● What to do
Extract only the first line of the listing and every line after it up to and including the one with "import seaborn as sns". Omit the pictures.

● Given information
"""

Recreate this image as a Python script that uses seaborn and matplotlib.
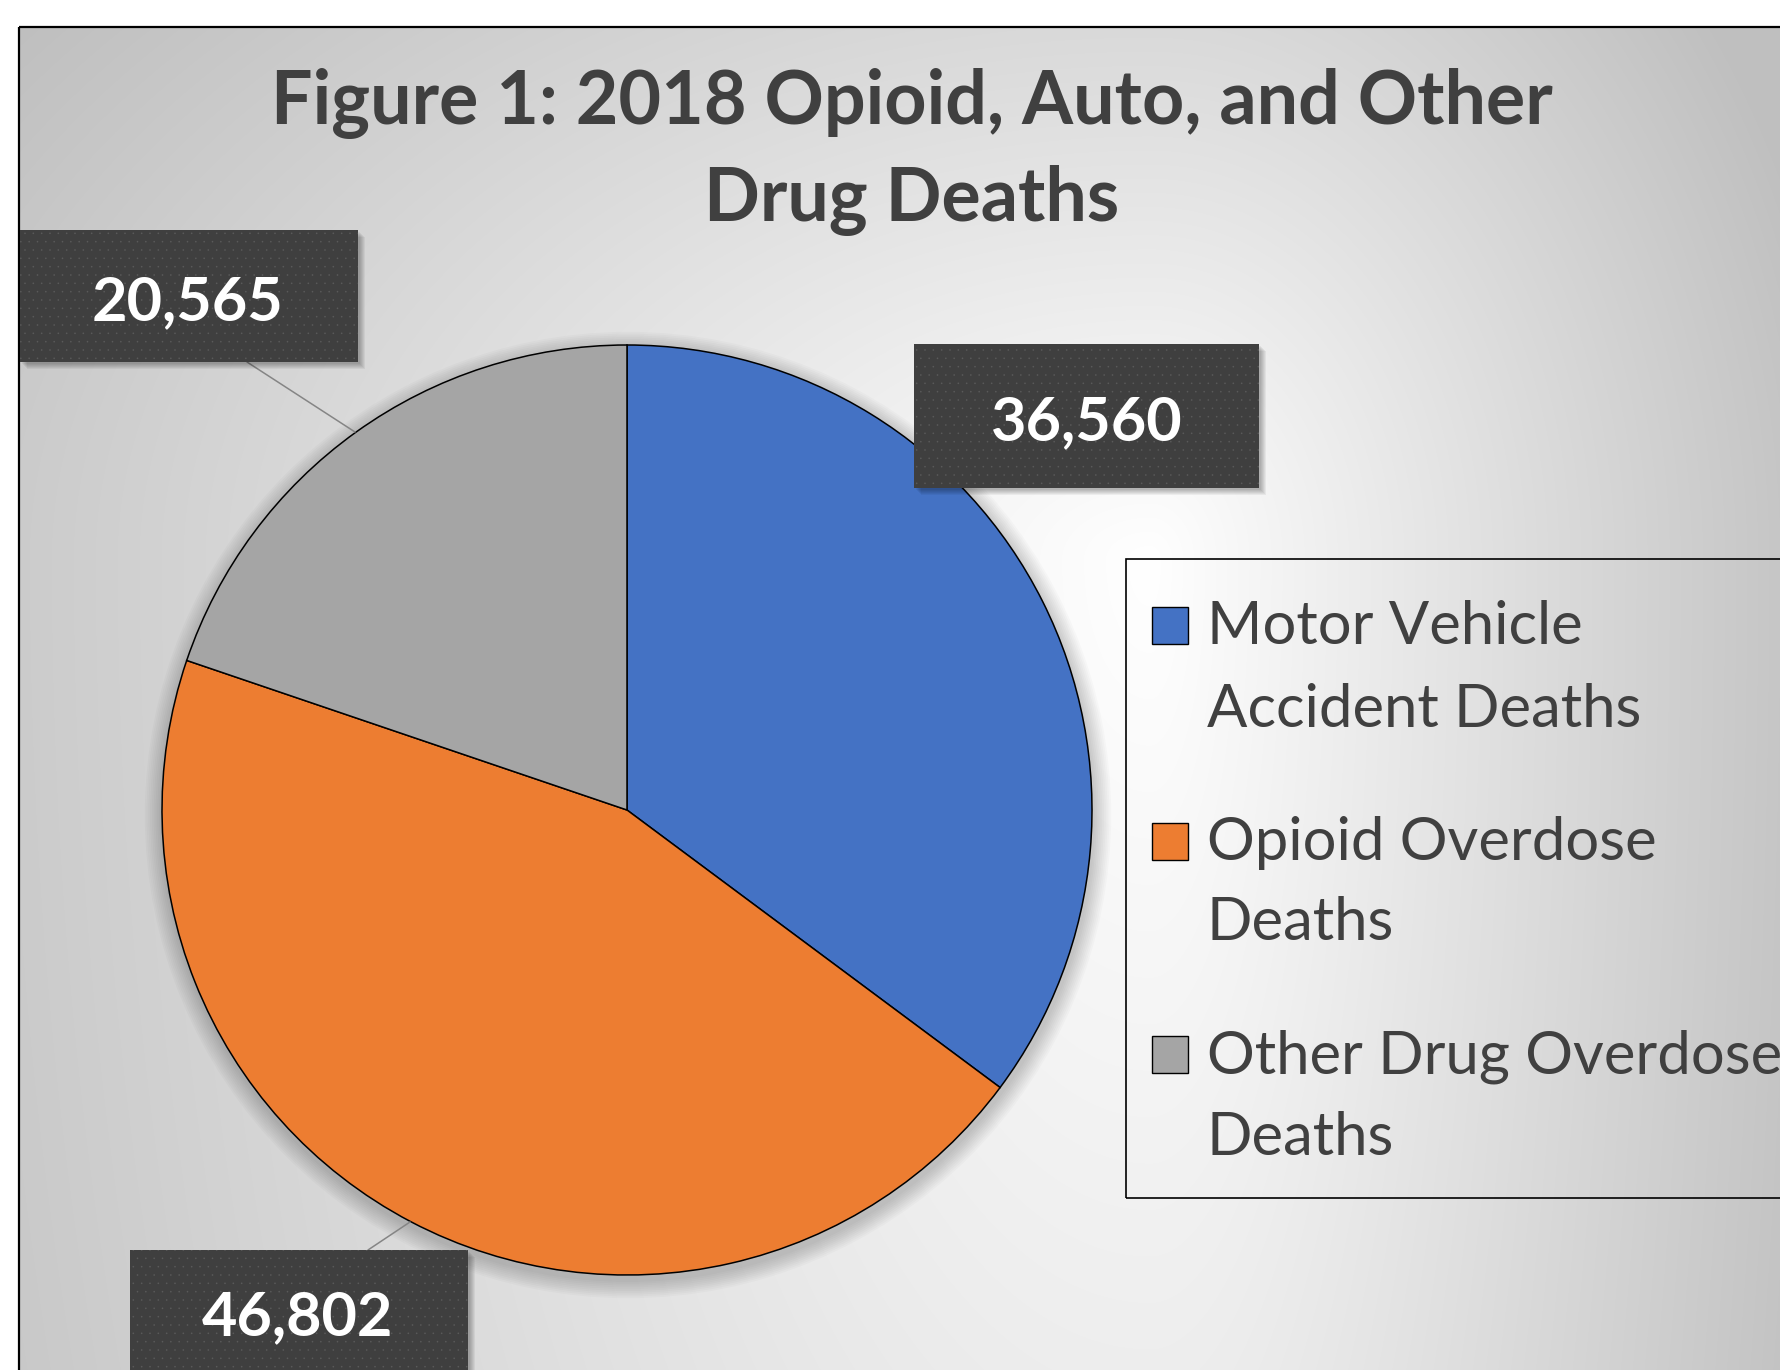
import numpy as np
import matplotlib
matplotlib.use("Agg")
import matplotlib.pyplot as plt
from matplotlib.patches import Rectangle, Circle
import seaborn as sns

# ---- data ----
categories = ["Motor Vehicle Accident Deaths", "Opioid Overdose Deaths", "Other Drug Overdose Deaths"]
legend_lines = [["Motor Vehicle", "Accident Deaths"], ["Opioid Overdose", "Deaths"], ["Other Drug Overdose", "Deaths"]]
deaths = [36560, 46802, 20565]
colors = ["#4472C4", "#ED7D31", "#A5A5A5"]
title_lines = ["Figure 1: 2018 Opioid, Auto, and Other", "Drug Deaths"]

sns.set_theme(style="white")
plt.rcParams["font.family"] = ["Lato", "DejaVu Sans"]
plt.rcParams["hatch.linewidth"] = 0.0

W, H = 1781, 1370
fig = plt.figure(figsize=(W / 100, H / 100), dpi=100)
ax = fig.add_axes([0, 0, 1, 1])


def py(y):
    return H - y


# ---- background gradient ----
xs = np.arange(W) + 0.5
ys = np.arange(H) + 0.5
X, Y = np.meshgrid(xs, ys)
cx, cy = 1150, 560
dx = X - cx
dy = Y - cy
sx = np.where(dx > 0, 705.0, 1400.0)
sy = np.where(dy > 0, 2960.0, 900.0)
g = np.clip(np.sqrt((dx / sx) ** 2 + (dy / sy) ** 2), 0, 1)
v = 1 - 0.25 * g
img = np.dstack([v, v, v])
img[:27, :] = 1
img[:, :19] = 1
ax.imshow(img, extent=(0, W, 0, H), origin="upper", zorder=0, interpolation="bilinear")

# frame
ax.plot([19, 19], [py(27), -5], color="black", lw=1.6, zorder=1, solid_capstyle="butt")
ax.plot([19, W + 5], [py(27), py(27)], color="black", lw=1.6, zorder=1, solid_capstyle="butt")

# ---- pie ----
pcx, pcy, R = 627, 810, 465
for k in range(10):
    ax.add_patch(Circle((pcx + 1, py(pcy + 5)), R + 2 + k * 1.8, facecolor="black",
                        edgecolor="none", alpha=0.018, zorder=1.5))
wedges, _ = ax.pie(deaths, colors=colors, startangle=90, counterclock=False,
                   center=(pcx, py(pcy)), radius=R, frame=True,
                   wedgeprops=dict(edgecolor="black", linewidth=1.1, zorder=2))

# leader lines
ax.plot([247, 355], [py(362), py(432)], color="#858585", lw=1.1, zorder=2.5)
ax.plot([368, 410], [py(1250), py(1222)], color="#858585", lw=1.1, zorder=2.5)

# ---- data label boxes ----
label_boxes = [  # x0, y0, x1, y1 (pixels, top-left origin) for each category order
    (914, 344, 1259, 488),
    (130, 1250, 468, 1385),
    (20, 230, 358, 362),
]
label_text_pos = [(1087, 440), (298, 1335), (188, 320)]
for val, (x0, y0, x1, y1), (tx, ty) in zip(deaths, label_boxes, label_text_pos):
    for k in range(6):
        ax.add_patch(Rectangle((x0 + 2 + k, py(y1 + 2 + k)), x1 - x0, y1 - y0,
                               facecolor="black", edgecolor="none", alpha=0.05, zorder=3))
    ax.add_patch(Rectangle((x0, py(y1)), x1 - x0, y1 - y0, facecolor="#3f3f3f",
                           edgecolor="#5a5a5a", linewidth=0, hatch="..", zorder=3.2))
    ax.text(tx, py(ty), f"{val:,}", color="white", fontsize=44, fontweight="bold",
            ha="center", va="baseline", zorder=4)

# ---- title ----
title_baselines = [124, 221]
for line, b in zip(title_lines, title_baselines):
    ax.text(912, py(b), line, color="#404040", fontsize=53, fontweight="bold",
            ha="center", va="baseline", zorder=4)

# ---- legend ----
ax.add_patch(Rectangle((1126, py(1198)), W + 20 - 1126, 1198 - 559, facecolor="none",
                       edgecolor="black", linewidth=1.2, zorder=4))
legend_baselines = [(644, 727), (860, 940), (1073, 1155)]
for col, lines, bls in zip(colors, legend_lines, legend_baselines):
    ax.add_patch(Rectangle((1152, py(bls[0])), 36, 37, facecolor=col, edgecolor="black",
                           linewidth=1.0, zorder=4))
    for line, b in zip(lines, bls):
        ax.text(1207, py(b), line, color="#404040", fontsize=43, ha="left",
                va="baseline", zorder=4)

ax.set_xlim(0, W)
ax.set_ylim(0, H)
ax.set_aspect("auto")
ax.set_axis_off()
fig.savefig("out.png", dpi=100)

"""

● Reply
Recreate this image as a Python script that uses seaborn and matplotlib.
import numpy as np
import matplotlib
matplotlib.use("Agg")
import matplotlib.pyplot as plt
from matplotlib.patches import Rectangle, Circle
import seaborn as sns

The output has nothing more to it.